Powered by CDK, LZA automates the creation of a lot of resources. The configuration files uses the deploymentTargets attribute to allow users to specify to which accounts or OUs the declared resources will be deployed to.

Supporting many resources is a double-edge sword. Because the accelerator needs to go through every aspect of a landing zone, it is very slow to run. The accelerator pipeline may take as long as 40 minutes without any change to the configuration code. This is extremely slow if you just want to make some small changes in the configuration (e.g. update route table, add IAM role).

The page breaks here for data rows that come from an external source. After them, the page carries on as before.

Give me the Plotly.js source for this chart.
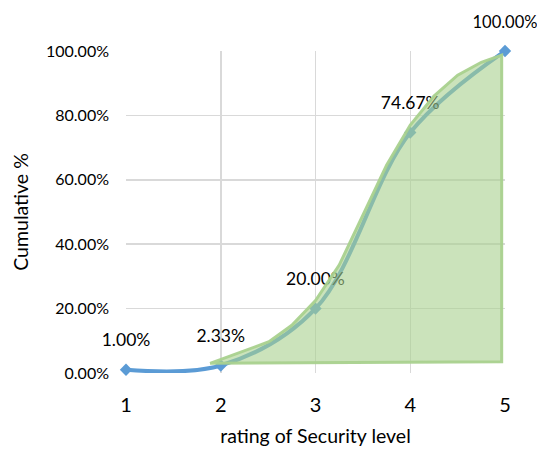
<!DOCTYPE html>
<html>
<head>
<meta charset="utf-8">
<script src="https://cdn.plot.ly/plotly-3.0.1.min.js"></script>
<style>
  html, body { margin: 0; padding: 0; background: #fff; }
  #chart { width: 537px; height: 450px; }
</style>
</head>
<body>
<div id="chart"></div>
<script>
// Security level ratings and their cumulative share
const ratings = [1, 2, 3, 4, 5];
const cumulative = [0.01, 0.0233, 0.20, 0.7467, 1.00];

// Outline of the shaded region drawn over the curve
const regionX = [1.887, 2.509, 2.75, 3.0, 3.25, 3.5, 3.75, 4.0, 4.25, 4.5, 4.75, 4.965, 4.965, 1.887];
const regionY = [0.030, 0.097, 0.148, 0.225, 0.335, 0.49, 0.645, 0.77, 0.86, 0.925, 0.965, 0.987, 0.035, 0.030];

const yTicks = [0, 0.2, 0.4, 0.6, 0.8, 1.0];
const xTicks = [1, 2, 3, 4, 5];

const FONT = 'Lato, "Open Sans", sans-serif';

const curve = {
  x: ratings, y: cumulative,
  type: 'scatter', mode: 'lines+markers',
  line: { color: '#5b9bd5', width: 4, shape: 'spline', smoothing: 1 },
  marker: { symbol: 'diamond', size: 9.5, color: '#5b9bd5' },
  cliponaxis: false, hoverinfo: 'skip', showlegend: false
};

// Value labels sit above each point (invisible markers set the gap);
// the last one is a touch smaller so it stays inside the page edge
const labels = {
  x: ratings, y: cumulative,
  type: 'scatter', mode: 'markers+text',
  marker: { size: 29, color: 'rgba(0,0,0,0)' },
  texttemplate: '%{y:.2%}', textposition: 'top center',
  textfont: { family: FONT, size: [17.5, 17.5, 17.5, 17.5, 16.5], color: '#000' },
  cliponaxis: false, hoverinfo: 'skip', showlegend: false
};

const region = {
  x: regionX, y: regionY,
  type: 'scatter', mode: 'lines', fill: 'toself',
  fillcolor: 'rgba(169,209,142,0.6)',
  line: { color: 'rgba(169,209,142,0.95)', width: 3 },
  cliponaxis: false, hoverinfo: 'skip', showlegend: false
};

const layout = {
  width: 537, height: 450,
  margin: { l: 126, r: 32, t: 51, b: 77 },
  paper_bgcolor: '#fff', plot_bgcolor: '#fff',
  font: { family: FONT, color: '#000' },
  xaxis: {
    range: [1, 5], tickvals: xTicks, ticktext: xTicks.map(String),
    showgrid: true, gridcolor: '#d9d9d9', gridwidth: 1.5,
    zeroline: false, showline: false, ticks: '',
    ticklabelstandoff: 18,
    tickfont: { family: FONT, size: 20, color: '#000' },
    title: { text: 'rating of Security level', font: { family: FONT, size: 19.5, color: '#000' }, standoff: 14 },
    automargin: false
  },
  yaxis: {
    range: [0, 1], tickvals: yTicks, tickformat: '.2%',
    showgrid: true, gridcolor: '#d9d9d9', gridwidth: 1.5,
    zeroline: false, showline: false, ticks: '',
    ticklabelstandoff: 16,
    tickfont: { family: FONT, size: 16, color: '#000' },
    title: { text: 'Cumulative %', font: { family: FONT, size: 19.5, color: '#000' }, standoff: 12 },
    automargin: false
  }
};

Plotly.newPlot('chart', [curve, labels, region], layout, { staticPlot: true, displayModeBar: false });
</script>
</body>
</html>
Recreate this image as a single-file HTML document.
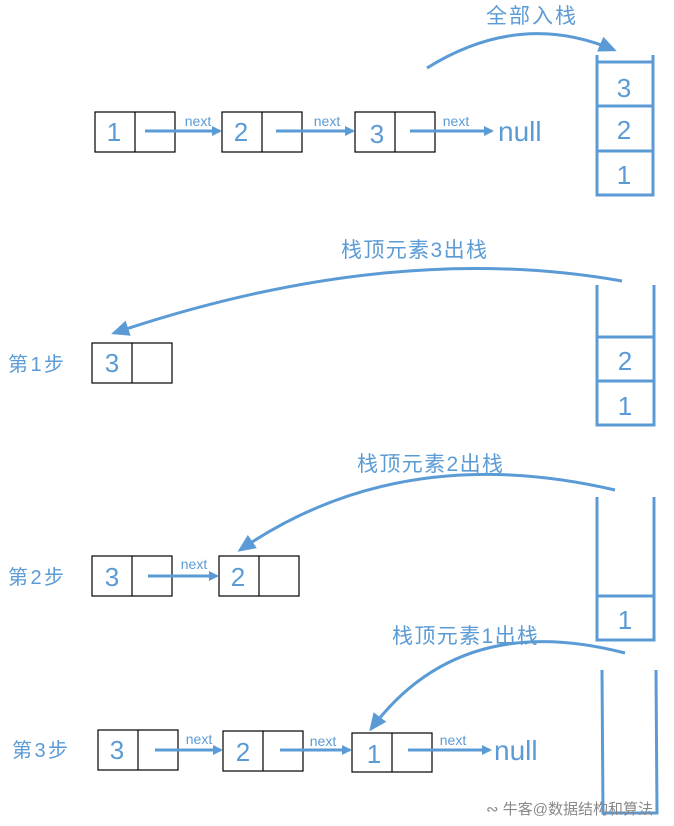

Even though LZA supports many resources, it’s not flexible with every resource. For example, today we can deploy IAM roles using RoleSet. However, in the trust policy of the IAM role you can only specify a two types of principals under the assumedBy attribute: account and service types. On the other hand a trust policy can support many other types of principals such as another IAM role.

Another important ability that LZA does not support is consistent AZ mapping across accounts. (Correction: this is now supported in LZA v1.5 as of Oct 2023). In some example LZA configurations, we deploy VPCs across multiple accounts using two or three availability zones referenced by their logical ID, such as us-east-1a and us-east-1b. However, AWS maps logical ID to physical ID and the mapping may be different in each AWS account. Using the same logical ID cannot guarantee the physical AZ are the same across account. As of LZA 1.5, the ability to reference physical ID in availabilityZone is supported in LZA configuration file.

Summary

I’ve spent a lot of time on LZA recently. It is extremely powerful. LZA streamlined the landing zone deployment process with configuration as code. It also allows users to customize their landing zone towards their own architectural needs and compliance requirement. For example, you can declare arbitrary SSM parameters in each account.

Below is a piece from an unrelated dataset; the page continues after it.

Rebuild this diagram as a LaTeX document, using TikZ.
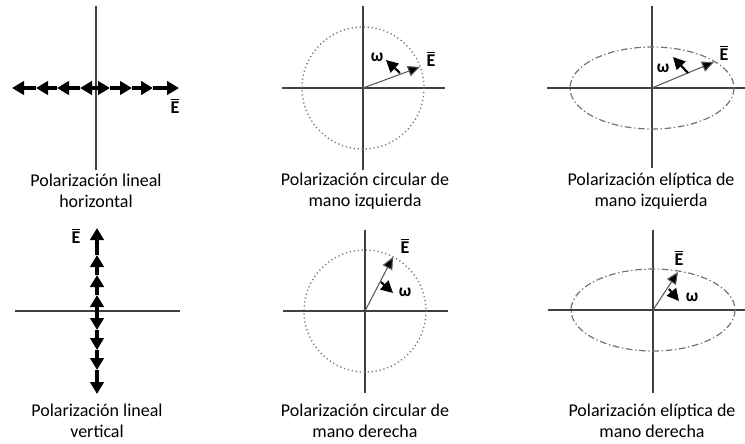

On the down side, the LZA deployment is time consuming through the pipelines. It tries to automate too many aspects of the infrastructure, which makes itself quite a complex project. Expect lots of changes in each new version.

The idea of being a low-code solution is to make it simple for end users but it often sacrifices flexibility. For example, if you want to create an IAM role in each new account that references the Management account ID, it is not possible until such feature is implemented in the accelerator. When the accelerator pipeline fails, it still requires deep CloudFormation knowledge to troubleshoot.